In this demo, I try to demonstrate that symmetric NN can be applied to policy gradient to achieve superior results in tasks that involve logical reasoning.

Acknowledgement

[1] The policy gradient demo, which originally solves the Cart Pole problem, is borrow from Morvan Zhou (周沫凡/莫烦): https://github.com/MorvanZhou/Reinforcement-learning-with-tensorflow

[2] The Tic-Tac-Toe AI Gym code is borrowed from Clément Romac: https://clementromac.github.io/projects/gym-tictactoe/

[3] The DeepSets code is borrowed from the paper's original authors: https://github.com/manzilzaheer/DeepSets

Implementation details

First, I tried "plain" policy gradient on Tic Tac Toe, and convergence was slow (which seems reasonable). The demo seems able to learn to avoid playing the positions where a piece is already there (which is an allowed move, but with a high penalty). The score rises from negative values to 0, because the opponenet is a random player who automatically chooses from empty squares. I only trained for several minutes. After that, the score does not rise much above 0, and I am too impatient to continue training.

The next step is to put the symmetric NN into the reinforcement learner. Here I need to change the state representation.

The "old" state vector is just a simple array of size 3 × 3 = 9, with each array element taking on values {1,0,-1} for players 1 and -1, and empty = 0.

The new state vector uses a sequence of moves to represent the state. This is because I want the new state to be a set of propositions, not just one big proposition.
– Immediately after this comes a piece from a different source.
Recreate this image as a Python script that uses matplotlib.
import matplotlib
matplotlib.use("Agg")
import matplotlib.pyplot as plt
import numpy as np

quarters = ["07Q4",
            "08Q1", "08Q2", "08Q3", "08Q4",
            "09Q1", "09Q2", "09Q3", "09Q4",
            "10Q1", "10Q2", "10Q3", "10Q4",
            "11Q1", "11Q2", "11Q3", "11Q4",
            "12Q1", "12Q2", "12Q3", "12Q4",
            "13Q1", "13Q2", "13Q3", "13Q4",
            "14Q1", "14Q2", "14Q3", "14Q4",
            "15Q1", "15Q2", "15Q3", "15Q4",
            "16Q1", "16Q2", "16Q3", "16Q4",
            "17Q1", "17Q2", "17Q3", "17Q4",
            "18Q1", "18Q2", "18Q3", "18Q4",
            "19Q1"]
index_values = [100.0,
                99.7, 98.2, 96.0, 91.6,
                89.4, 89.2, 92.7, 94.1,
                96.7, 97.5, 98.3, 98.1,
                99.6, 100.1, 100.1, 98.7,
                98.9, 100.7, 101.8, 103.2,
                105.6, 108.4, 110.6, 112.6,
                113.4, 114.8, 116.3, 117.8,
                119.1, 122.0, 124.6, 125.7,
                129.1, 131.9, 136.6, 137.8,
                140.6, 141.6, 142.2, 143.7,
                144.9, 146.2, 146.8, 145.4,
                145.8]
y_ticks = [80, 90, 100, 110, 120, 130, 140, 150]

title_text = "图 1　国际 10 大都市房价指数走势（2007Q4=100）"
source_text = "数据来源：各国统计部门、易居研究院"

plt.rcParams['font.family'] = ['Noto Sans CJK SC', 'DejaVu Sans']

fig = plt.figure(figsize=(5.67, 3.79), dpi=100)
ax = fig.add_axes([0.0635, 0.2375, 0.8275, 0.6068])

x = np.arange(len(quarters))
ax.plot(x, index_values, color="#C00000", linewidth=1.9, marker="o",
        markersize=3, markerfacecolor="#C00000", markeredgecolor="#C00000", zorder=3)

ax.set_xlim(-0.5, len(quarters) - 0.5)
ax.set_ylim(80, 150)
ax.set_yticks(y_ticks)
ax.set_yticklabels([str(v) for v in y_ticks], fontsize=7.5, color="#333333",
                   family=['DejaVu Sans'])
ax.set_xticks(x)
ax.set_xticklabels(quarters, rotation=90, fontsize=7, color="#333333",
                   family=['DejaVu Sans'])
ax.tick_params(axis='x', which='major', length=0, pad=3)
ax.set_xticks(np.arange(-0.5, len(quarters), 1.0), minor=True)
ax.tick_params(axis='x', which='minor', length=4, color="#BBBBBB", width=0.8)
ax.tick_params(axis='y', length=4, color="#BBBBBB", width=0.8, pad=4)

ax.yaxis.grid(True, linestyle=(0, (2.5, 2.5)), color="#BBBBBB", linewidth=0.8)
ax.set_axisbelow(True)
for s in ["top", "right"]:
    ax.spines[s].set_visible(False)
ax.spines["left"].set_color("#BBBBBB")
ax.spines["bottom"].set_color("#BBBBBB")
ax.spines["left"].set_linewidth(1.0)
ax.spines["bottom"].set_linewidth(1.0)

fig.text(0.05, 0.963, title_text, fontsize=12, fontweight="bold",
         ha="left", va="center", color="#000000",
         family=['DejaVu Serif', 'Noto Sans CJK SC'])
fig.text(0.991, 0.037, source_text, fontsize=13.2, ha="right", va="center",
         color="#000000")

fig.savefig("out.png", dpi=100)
Each proposition = (x, y, p) is a vector of dimension 3, where (x, y) is the 3 × 3 square position and p represents player 1, -1 or empty (0). All 3 numbers can vary continuously; We just map some intervals to the discrete values. This is analogous to the way we would embed "concepts" in vector space in the future.
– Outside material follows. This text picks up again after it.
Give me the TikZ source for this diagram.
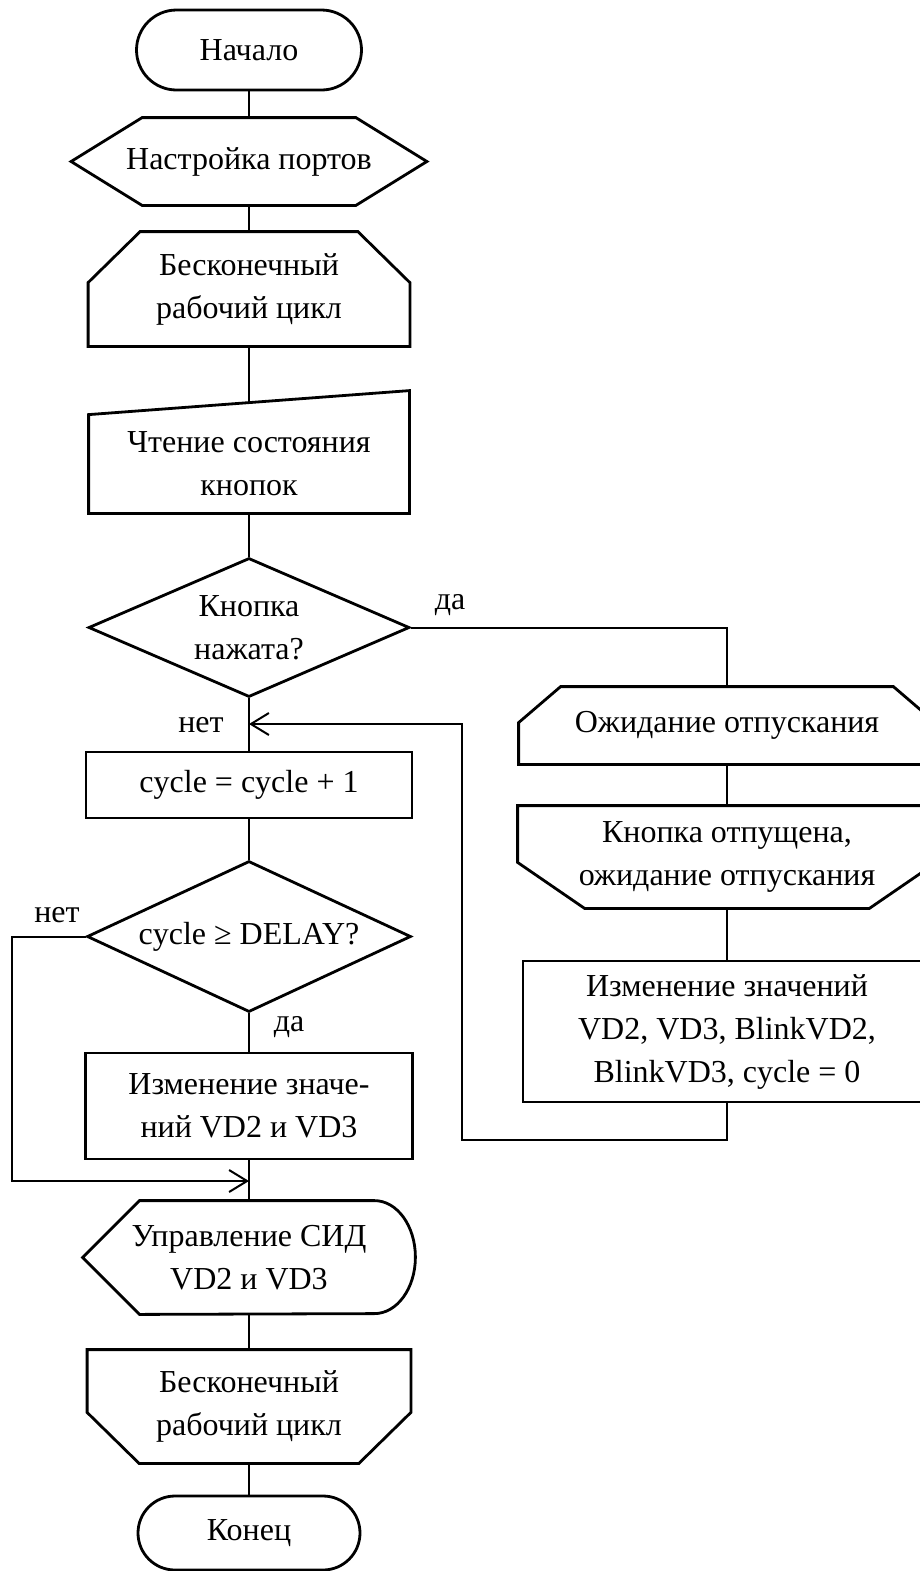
\documentclass[tikz,border=0pt]{standalone}
\usepackage{fontspec}
\setmainfont{Liberation Serif}
\usetikzlibrary{shapes.geometric,arrows.meta}
\newcommand{\blkfont}{\fontsize{16pt}{21.5pt}\selectfont}
\tikzset{font=\blkfont}
\tikzstyle{blk}=[rectangle,inner sep=0pt,align=center]
\tikzstyle{proc}=[blk,draw,line width=1.4pt]
\tikzstyle{term}=[blk,draw,line width=1.4pt]
\tikzstyle{cond}=[blk,draw,diamond,line width=1.4pt]
\tikzstyle{outl}=[line width=1.4pt]
\tikzstyle{conn}=[line width=1pt]
% outlines of the flowchart blocks drawn round a plain node
\newcommand{\prepshape}[2]{\draw[outl] (#1.west) -- ([xshift=#2]#1.north west) -- ([xshift=-#2]#1.north east) -- (#1.east) -- ([xshift=-#2]#1.south east) -- ([xshift=#2]#1.south west) -- cycle;}
\newcommand{\cycbeg}[3]{\draw[outl] ([xshift=#2]#1.north west) -- ([xshift=-#2]#1.north east) -- ([yshift=-#3]#1.north east) -- (#1.south east) -- (#1.south west) -- ([yshift=-#3]#1.north west) -- cycle;}
\newcommand{\cycend}[3]{\draw[outl] (#1.north west) -- (#1.north east) -- ([yshift=#3]#1.south east) -- ([xshift=-#2]#1.south east) -- ([xshift=#2]#1.south west) -- ([yshift=#3]#1.south west) -- cycle;}

\begin{document}
\begin{tikzpicture}[x=0.5pt,y=-0.5pt,>={Straight Barb[length=9pt,width=11pt]}]
\clip (0,0) rectangle (920,1571);
\fill[white] (0,0) rectangle (920,1571);
% main column
\node[term,rounded corners=20pt,minimum width=112.5pt,minimum height=40pt] (start) at (249,50) {Начало};
\node[blk,minimum width=177.5pt,minimum height=43.5pt] (prep) at (249,161.5) {Настройка портов};
\node[blk,minimum width=160.5pt,minimum height=57pt] (loop1) at (249,289) {Бесконечный\\рабочий цикл};
\node[blk,minimum width=160pt,minimum height=49pt] (input) at (249,464) {Чтение состояния\\кнопок};
\node[cond,aspect=2.3,minimum width=160.5pt,minimum height=69.5pt] (dec1) at (249,627.5) {Кнопка\\нажата?};
\node[proc,minimum width=163pt,minimum height=33pt] (proc1) at (249,785) {cycle = cycle + 1};
\node[cond,aspect=2.15,minimum width=162pt,minimum height=75.5pt] (dec2) at (249,936.5) {cycle ≥ DELAY?};
\node[proc,minimum width=163.5pt,minimum height=53pt] (proc2) at (249,1106) {Изменение значе-\\ний VD2 и VD3};
\node[blk,minimum width=166pt,minimum height=56.5pt] (disp) at (249,1257.5) {Управление СИД\\VD2 и VD3};
\node[blk,minimum width=161.5pt,minimum height=56.5pt] (loop2) at (249,1406.5) {Бесконечный\\рабочий цикл};
\node[term,rounded corners=18.5pt,minimum width=111pt,minimum height=37pt] (stop) at (249,1533) {Конец};
% right column
\node[blk,minimum width=208pt,minimum height=38.5pt] (wait1) at (727,725.5) {Ожидание отпускания};
\node[blk,minimum width=209pt,minimum height=51pt] (wait2) at (727,857) {Кнопка отпущена,\\ожидание отпускания};
\node[proc,minimum width=204pt,minimum height=70.5pt] (proc3) at (727,1031.5) {Изменение значений\\VD2, VD3, BlinkVD2,\\BlinkVD3, cycle = 0};
% labels
\node (yes1) at (450,605) {да};
\node (no1) at (201,725) {нет};
\node (no2) at (57,915) {нет};
\node (yes2) at (289,1027) {да};
% shapes
\prepshape{prep}{35.5pt}
\cycbeg{loop1}{26pt}{25.5pt}
\draw[outl] (input.south west) -- (input.north west) -- ([yshift=12pt]input.north east) -- (input.south east) -- cycle;
\draw[outl] (disp.west) -- ([xshift=28.5pt]disp.north west) -- ([xshift=-20.5pt]disp.north east)
  arc[start angle=90,end angle=-90,x radius=20.5pt,y radius=28.25pt] -- ([xshift=28.5pt]disp.south west) -- cycle;
\cycend{loop2}{26pt}{25.5pt}
\cycbeg{wait1}{21pt}{18pt}
\cycend{wait2}{33.5pt}{23pt}
% connectors
\coordinate (j1) at (249,724);
\coordinate (r1) at (462,1140);
\coordinate (j2) at (249,1181);
\coordinate (l1) at (12,1181);
\draw[conn] (start.south) -- (prep.north)
  (prep.south) -- (loop1.north)
  (loop1.south) -- ([yshift=6pt]input.north)
  (input.south) -- (dec1.north)
  (dec1.south) -- (proc1.north)
  (proc1.south) -- (dec2.north)
  (dec2.south) -- (proc2.north)
  (proc2.south) -- (disp.north)
  (disp.south) -- (loop2.north)
  (loop2.south) -- (stop.north);
\draw[conn] (dec1.east) -| (wait1.north);
\draw[conn] (wait1.south) -- (wait2.north)
  (wait2.south) -- (proc3.north);
\draw[conn,->] (proc3.south) |- (r1) |- (j1);
\draw[conn,->] (dec2.west) -| (l1) -- (j2);
\end{tikzpicture}
\end{document}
This results in the symmetric NN looking like this:

where the overall symmetrtic function F has the form:

F( x1, ..., xn ) = g( h(x1) + ... + h(x1) ).

To run

(NOTE: I am currently transitioning the code to pyTorch)

Requires

 TensorFlow 2.0
 or pyTorch 1.12.1
 Python 3.8

For example, on my Ubuntu computer I'd activate the virtual environment:

 source ~/venv/bin/activate

Run this to install Gym TicTacToe:

 pip3 install gym==0.19.0
 cd gym-tictactoe
 python setup.py install

To check Gym version, in Python:

 >>> from gym.version import VERSION
 >>> print(VERSION)

To run the experiments:

 python run_TicTacToe.py

This will show a menu of choices:

  1. PyTorch, symmetric NN
  2. PyTorch, fully-connected NN
  3. TensorFlow, symmetric NN
  4. TensorFlow, fully-connected NN
  5. PyTorch, Transformer [new!]

The other python programs are broken because I've modified RL_brain.py:

run_CartPole.py run_MountainCar.py

This is a plot to compare the performance of "fully-connected" (blue) and "symmetric" (red) NN:

Convergence can be observed early on (1000-2000), but afterwards performance remains unstable though above average. This behavior is observed in both the "plain" and "symmetric" version, indicating that it might be a problem in the policy gradient approach as applied to this game.
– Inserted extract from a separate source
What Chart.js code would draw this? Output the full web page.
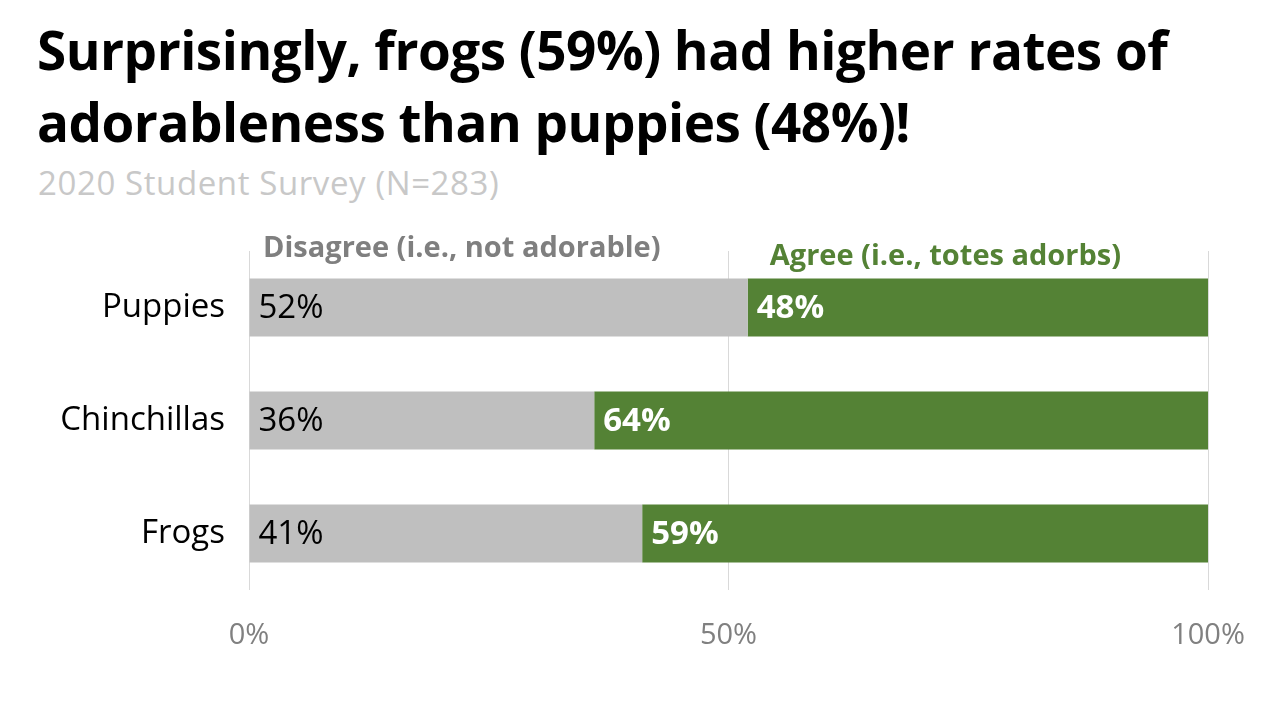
<!DOCTYPE html>
<html>
<head>
<meta charset="utf-8">
<script src="https://cdn.jsdelivr.net/npm/chart.js@4/dist/chart.umd.min.js"></script>
<style>
  html, body { margin: 0; padding: 0; background: #fff; }
  #wrap { position: relative; width: 1280px; height: 720px; overflow: hidden; }
  #title { position: absolute; left: 37px; top: 14px; margin: 0; font-family: "Open Sans", sans-serif; font-weight: 700; font-size: 53px; line-height: 72px; color: #000; letter-spacing: -0.5px; }
  #subtitle { position: absolute; left: 38px; top: 160px; margin: 0; font-family: "Open Sans", sans-serif; font-weight: 400; font-size: 33px; line-height: 46px; color: #c8c8c8; letter-spacing: 0.6px; }
  #myChart { position: absolute; left: 0; top: 0; }
</style>
</head>
<body>
<div id="wrap">
  <h1 id="title">Surprisingly, frogs (59%) had higher rates of<br>adorableness than puppies (48%)!</h1>
  <div id="subtitle">2020 Student Survey (N=283)</div>
  <canvas id="myChart" width="1280" height="720"></canvas>
</div>
<script>
var categories = ['Puppies', 'Chinchillas', 'Frogs'];
var disagree = [52, 36, 41];
var agree = [48, 64, 59];
var tickValues = [0, 50, 100];

var FONT = '"Open Sans", sans-serif';

var barLabels = {
  id: 'barLabels',
  afterDatasetsDraw: function(chart) {
    var ctx = chart.ctx;
    ctx.save();
    ctx.textBaseline = 'middle';
    ctx.textAlign = 'left';
    chart.data.datasets.forEach(function(ds, i) {
      var meta = chart.getDatasetMeta(i);
      meta.data.forEach(function(bar, j) {
        var left = Math.min(bar.x, bar.base);
        ctx.fillStyle = i === 0 ? '#000' : '#fff';
        ctx.font = (i === 0 ? '400 ' : '700 ') + '33px ' + FONT;
        ctx.fillText(ds.data[j] + '%', left + 9, bar.y + 1);
      });
    });
    // series captions above the bars
    var x = chart.scales.x, top = chart.chartArea.top;
    ctx.font = '700 29px ' + FONT;
    ctx.fillStyle = '#7f7f7f';
    ctx.fillText('Disagree (i.e., not adorable)', x.getPixelForValue(0) + 14, top - 2);
    ctx.fillStyle = '#548235';
    ctx.fillText('Agree (i.e., totes adorbs)', x.getPixelForValue(54.3), top + 6);
    ctx.restore();
  }
};

var ctx = document.getElementById('myChart');
var myChart = new Chart(ctx, {
  type: 'bar',
  data: {
    labels: categories,
    datasets: [{
      label: 'Disagree',
      data: disagree,
      backgroundColor: '#bfbfbf',
      categoryPercentage: 1,
      barPercentage: 0.513
    }, {
      label: 'Agree',
      data: agree,
      backgroundColor: '#548235',
      categoryPercentage: 1,
      barPercentage: 0.513
    }]
  },
  options: {
    indexAxis: 'y',
    responsive: false,
    animation: false,
    layout: { padding: { top: 251, right: 72, left: 0, bottom: 0 } },
    plugins: {
      legend: { display: false },
      tooltip: { enabled: false }
    },
    scales: {
      x: {
        stacked: true,
        min: 0,
        max: 100,
        afterBuildTicks: function(s) {
          s.ticks = tickValues.map(function(v) { return { value: v }; });
        },
        afterFit: function(s) { s.height = 130; },
        border: { display: false },
        grid: { color: '#d9d9d9', drawTicks: false, lineWidth: 1 },
        ticks: {
          padding: 28,
          color: '#808080',
          font: { family: FONT, size: 29 },
          callback: function(v) { return v + '%'; }
        }
      },
      y: {
        stacked: true,
        afterFit: function(s) { s.width = 249; },
        border: { display: false },
        grid: { display: false },
        ticks: {
          padding: 16,
          color: '#000',
          font: { family: FONT, size: 33 }
        }
      }
    }
  },
  plugins: [barLabels]
});
</script>
</body>
</html>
To plot graphs like the above: (This can be run during training!)

python plot.py

The program will list a choice of all data files in the directory。

Code comments

The following variables are roughly equivalent:

pyTorch version TensorFlow version
rewards tf_vt, ep_rs_norm
policy_history all_act

Notice that each episode is one game of Tic Tac Toe, which is a sequence of (state, action, reward) tuples. This sequence increments according to the AI player's moves, ie, each time step consists of one AI move and one "other" move.


(The following are some notes for my personal reference)

From pyTorch version:

rewards = rewards centered at mean value / standard deviation

loss = policy_history x rewards

where policy_history is updated in choose_action().

From Tensorflow version:

loss = reduce_mean( neg_log_prob * tf_vt )

neg_log_prob = softmax cross-entropy of (logits = all_act = output of NN)

tf_vt = discounted_ep_rs_norm = "rewards" in pyTorch version

logits = all_act = output of NN (as a batch, therefore it has the required length).